Second Journey (MS 107/1/1-2)
2nd January 1778
transcription
[2nd January 1778]
den 2
niet sterk gedawt
met den dag vervolgden onse vorige weg na van staden aan de grote rivier, reed voor uit en vond de selve niet zeer hoog. hier quamen myne reisgenoten weder by my, wy vonden hier niemand als enige hottentotten, zynde de boer met vrouw en kinderen zo als zy ordinair eens jaars doen, na de Caap gereden.
[page 15]
lieten de wagen haar vorige coers vervolgen, passeerde hier de grote visrivier, en reden na de plaats van andries burgers daar myne reisgenoten weer bleven, de visrivier niet vertrouwende, passeerde hier weer de rivier, en quam by de wagen, vervolgden onse coers door de grote kom, de grote ruggens over door het grote doornbome dal en arriveerde met den donker aan phrens riviers drift een quartier n:o: van de plaats van botas, dese riviers drift ligt seer quaat in en uit te ryden zynde spande uit. hebben dese dag maar twe spring bokken en twe steen bokken gesien. dog de vliegen worden by de huisen een allerlastigste plaag.
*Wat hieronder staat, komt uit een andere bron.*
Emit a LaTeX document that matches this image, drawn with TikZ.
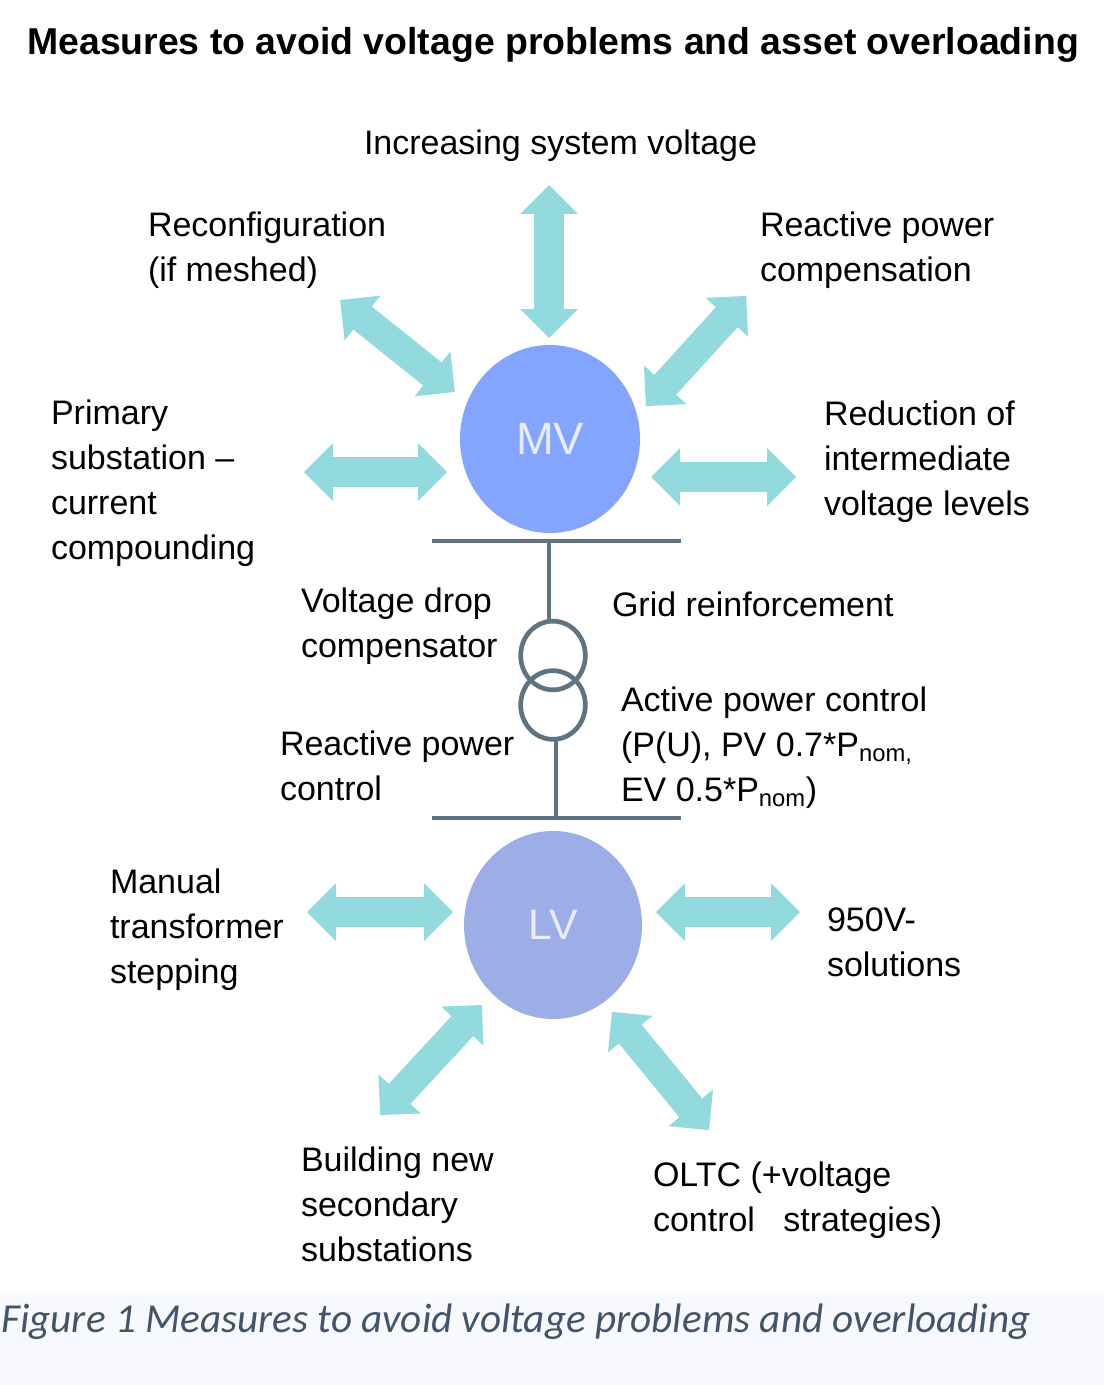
\documentclass[tikz,border=0pt]{standalone}
\usepackage{fontspec}
\setmainfont{Liberation Sans}
\newfontfamily\captionfont{Carlito}
\usetikzlibrary{shapes.arrows, shapes.geometric}
\definecolor{arrowteal}{HTML}{93DADF}
\definecolor{mvblue}{HTML}{84A5FF}
\definecolor{lvblue}{HTML}{9DAEE6}
\definecolor{busgray}{HTML}{5F7480}
\definecolor{captionink}{HTML}{44546A}
\definecolor{captionback}{HTML}{F7F9FE}
\tikzstyle{measure} = [shape=double arrow, fill=arrowteal, draw=none, inner sep=0pt, outer sep=0pt, text height=21.75pt, text depth=0pt, text width=0pt, double arrow head extend=10.5pt, double arrow tip angle=90]
\tikzstyle{field} = [inner sep=0pt, outer sep=0pt, anchor=west, align=left, font=\fontsize{25.5}{33.75}\selectfont]
\tikzstyle{bubble} = [ellipse, inner sep=0pt, outer sep=0pt, text=white!92!blue, minimum height=141pt]
\tikzstyle{winding} = [ellipse, draw=busgray, line width=3.5pt, inner sep=0pt, outer sep=0pt, minimum width=48.5pt, minimum height=51.5pt]
\tikzstyle{busline} = [draw=busgray, line width=3.5pt]

\begin{document}
\begin{tikzpicture}[x=0.75pt, y=-0.75pt]

        \useasboundingbox (0,0) rectangle (1104,1385);
        \fill[captionback] (0,1293) rectangle (1104,1385);

        \node (title) [inner sep=0pt, anchor=west, font=\fontsize{28.05}{34}\selectfont\bfseries] at (27,45) {Measures to avoid voltage problems and asset overloading};

        \node (mv) [bubble, fill=mvblue, minimum width=135pt, font=\fontsize{34}{38}\selectfont] at (550,439) {MV};
        \node (lv) [bubble, fill=lvblue, minimum width=133.5pt, font=\fontsize{32}{36}\selectfont] at (553,925) {LV};

        % measures around MV
        \node (uparrow) [measure, minimum height=114.75pt, rotate=90] at (549,261.5) {};
        \node (nwarrow) [measure, minimum height=110.25pt, rotate=-38.7] at (397.5,346) {};
        \node (nearrow) [measure, minimum height=111.75pt, rotate=47.7] at (696,351) {};
        \node (warrow) [measure, minimum height=107.25pt] at (375.5,472) {};
        \node (earrow) [measure, minimum height=108.75pt] at (723.5,477) {};

        % measures around LV
        \node (lvwarrow) [measure, minimum height=109.5pt] at (380,912) {};
        \node (lvearrow) [measure, minimum height=108pt] at (728,912) {};
        \node (swarrow) [measure, minimum height=112.5pt, rotate=47.2] at (431,1060) {};
        \node (searrow) [measure, minimum height=114.75pt, rotate=-50.6] at (660.5,1071) {};

        % buses and transformer
        \coordinate (mvbusl) at (432,541);
        \coordinate (mvbusr) at (681,541);
        \coordinate (lvbusl) at (432,818);
        \coordinate (lvbusr) at (681,818);
        \coordinate (mvtap) at (549,541);
        \coordinate (lvtap) at (556,818);
        \node (trafoup) [winding] at (553,655.5) {};
        \node (trafolow) [winding] at (553,705) {};
        \draw[busline] (mvbusl) -- (mvbusr);
        \draw[busline] (lvbusl) -- (lvbusr);
        \draw[busline] (mvtap) -- (mvtap |- trafoup.north);
        \draw[busline] (lvtap) -- (lvtap |- trafolow.south);

        \node (system) [field] at (364,146) {Increasing system voltage};
        \node (reconf) [field] at (148,250) {Reconfiguration\\(if meshed)};
        \node (compens) [field] at (760,250) {Reactive power\\compensation};
        \node (primary) [field] at (51,483) {Primary\\substation --\\current\\compounding};
        \node (levels) [field] at (824,461.5) {Reduction of\\intermediate\\voltage levels};
        \node (dropcomp) [field] at (301,626) {Voltage drop\\compensator};
        \node (grid) [field] at (612,604) {Grid reinforcement};
        \node (active) [field] at (621,748) {Active power control\\(P(U), PV 0.7*P\textsubscript{nom,}\\EV 0.5*P\textsubscript{nom})};
        \node (reactive) [field] at (280,766) {Reactive power\\control};
        \node (manual) [field] at (110,930) {Manual\\transformer\\stepping};
        \node (solutions) [field] at (827,942) {950V-\\solutions};
        \node (building) [field] at (301,1204) {Building new\\secondary\\substations};
        \node (oltc) [field] at (653,1200) {OLTC (+voltage\\control\ \ \ strategies)};

        \node (caption) [inner sep=0pt, anchor=base west, text=captionink, font=\fontsize{30.9}{36}\selectfont\captionfont\itshape] at (1,1332) {Figure 1 Measures to avoid voltage problems and overloading};

    \end{tikzpicture}
\end{document}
het is den voordemiddag stil en allerschoonst weer geweest, na den middag een aangename z:o: wind, tegen den avond, lager afdalende en de zee lugt al doorbreekende door de poort en laag gebergte van de visrivier was het dynsig en zeer koud.
translation
[2nd January 1778]
2
There was a strong dew. At daybreak resumed our previous road to Van Staade on the Groot River. Rode ahead and found that the same was not very full. Here my travelling-companions rejoined me. We found nobody here except for some Hottentots, the farmer with wife and children having gone to Cape Town, which they usually do once a year.
[page 15]
Letting the wagon follow its previous course, I crossed the Great Fish River here and rode to the farm of Andries Burger, where my travelling-companions were staying again. Because I did not trust the Fish River I crossed the river again here and came to the wagon. We pursued our route through the great basin, over the high ridges and across the large Doornboomdal and at nightfall arrived and outspanned at the Phrens River drift, a quarter of an hour north-east of Botha’s farm. The drift at this river is very difficult to ride in and out of. Have seen only two springbok and two steenbok today. The flies at the houses, however, have become an ever increasing nuisance. In the morning it was calm, the most beautiful weather. In the afternoon there was a pleasant south-east wind. In the evening, as we descended lower, with the sea air breaking though the defile and through the low range of the Fish River, it was hazy and very cold.